L’Udinese si gode Pereyra, il capitano silenzioso che parla solo sul campo
In estate lo voleva il River Plate: poteva andarsene, ma non ha puntato i piedi. È il bianconero che percorre più chilometri a partita

UDINE. Di Natale ha sempre sostenuto che, dopo Sanchez, è stato il suo compagno più forte all’Udinese. Mica male come complimento per Roberto Maximiliano Pereyra, il capitano dell’Udinese rivelazione di queste prime sette giornate di campionato. In Friuli il “Tucu” ha sempre avuto grandi estimatori: il primo, Gino Pozzo che lo portò in Italia nell’estate del 2011 versando nelle casse del River Plate 2 milioni di euro.
Classificato come esterno, Pereyra raramente ha giocato in quel ruolo in Italia: Guidolin lo spostò mezzala e lì ha giocato anche alla Juventus nelle due stagioni in cui è rimasto a Torino. Era un centrocampo, quello dei campioni d’Italia, che schierava gente del calibro di Marchisio e Pogba, eppure Pereyra si ritagliò uno spazio importante a dimostrazione del suo valore.
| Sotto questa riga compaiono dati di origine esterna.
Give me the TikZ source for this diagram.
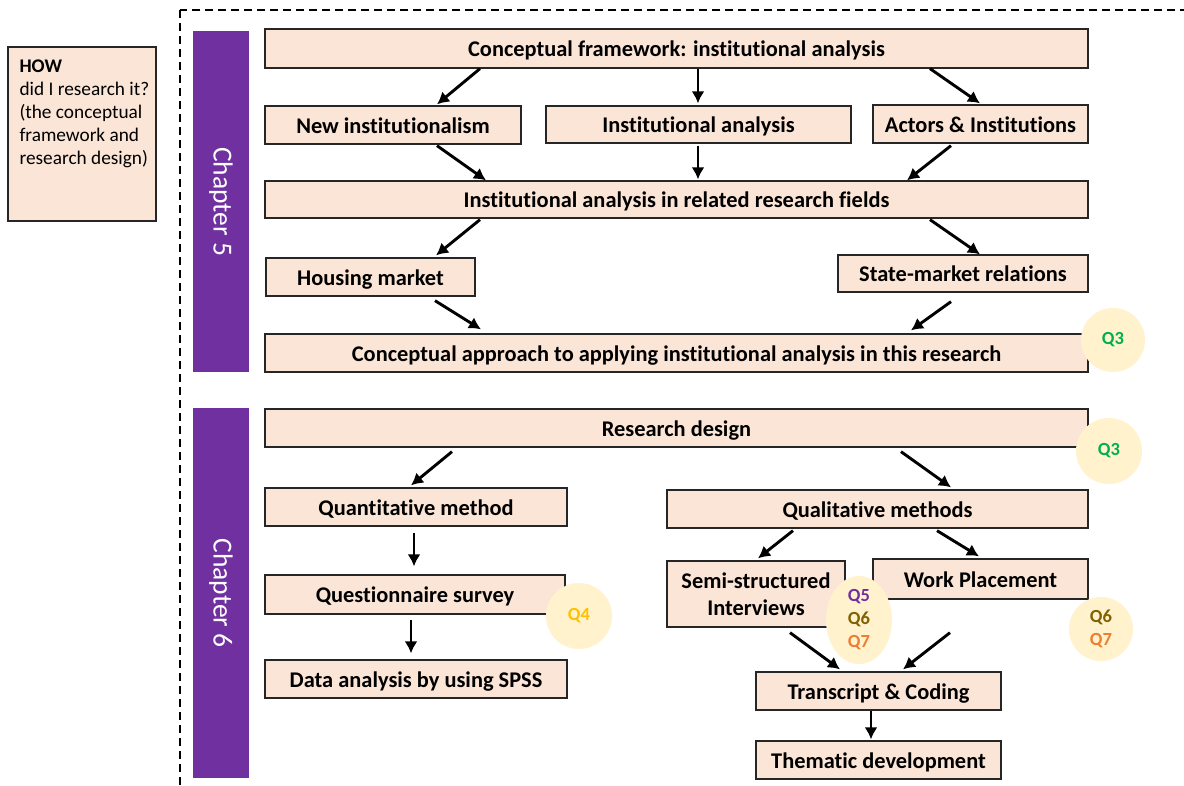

La sensazione che non abbia espresso tutto il suo potenziale è abbastanza comune. In Inghilterra, al termine della seconda annata juventina caratterizzata da qualche malanno di troppo, è finito al Watford, con tutto il rispetto non una squadra di prima fascia. Quando è tornato a Udine i tifosi hanno fatto festa perché per un club di medio livello come quello bianconero Pereyra è un giocatore top.
I numeri lo confermano. Nel primo campionato della sua seconda versione friulana il “Tucu” ha messo assieme 34 presenze segnando 5 gol, record personale che aveva già collezionato proprio in bianconero nel campionato ’12-’13 giocando 37 partite.
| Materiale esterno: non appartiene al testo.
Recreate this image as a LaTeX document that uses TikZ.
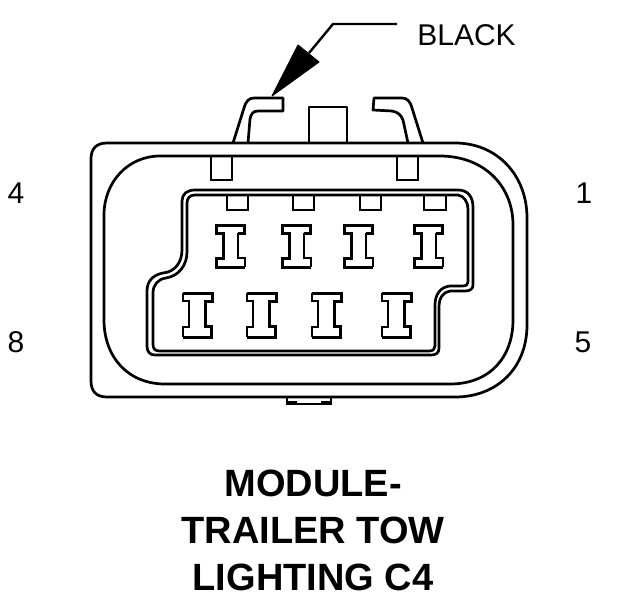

Lo scorso anno ha avuto una flessione condizionato anche dall’infortunio alla clavicola che lo ha messo ko a novembre con il Genoa privando Gotti, esonerato a inizio dicembre, di una pedina fondamentale. Le presenze, alla fine, sono state 24 , con l’aggiunta di tre reti.
In estate, considerando anche che ha il contratto che scade nel 2023, si era ipotizzato di una sua possibile partenza. In Argentina, non è un mistero, lo voleva il River Plate, la squadra nella quale è cresciuto. La tentazione di tornare in Argentina c’è stata, ma a differenza di tanti altri colleghi il “Tucu” non ha puntato i piedi anche per una questione di riconoscenza visto che è stata l’Udinese il suo trampolino nel calcio europeo. In Friuli, poi, sta bene, sente l’affetto dei tifosi e la stima dei compagni.
E con Sottil si è creato un feeling speciale come dimostra anche il cambio di ruolo. Quando il tecnico, la settimana precedente alla gara di Monza, gli ha chiesto la disponibilità a trasferirsi sulla fascia in un ruolo decisamente più dispendioso, Pereyra ha risposto subito presente. E come d’incanto il suo rendimento ha avuto una crescita lenta ma costante.
Sempre schierato titolare, solo con l’Inter è stato sostituito quando mancavano più di venti minuti alla fine, mentre con la Fiorentina è uscito al 79’ e con la Roma all’85’. Ha segnato un gol (quello del 3-0 alla Lupa) e fornito quattro assist: a Masina contro il Milan, a Lovric con la Roma, a Beto e Samardzic col Sassuolo. Non viene considerata assist la punizione da cui è nato l’autogol dell’interista Skriniar. Ma c’è un altro dato che impressiona più di tutti: è il giocatore a disposizione di Sottil che percorre più chilometri di media a partita: 10,600. Subito dietro Walace (10.251) e Deulofeu (10.018).
Capito? I due uomini di maggior qualità ci mettono anche tanta quantità. Anche questo è uno dei segreti dell’Udinese di Sottil.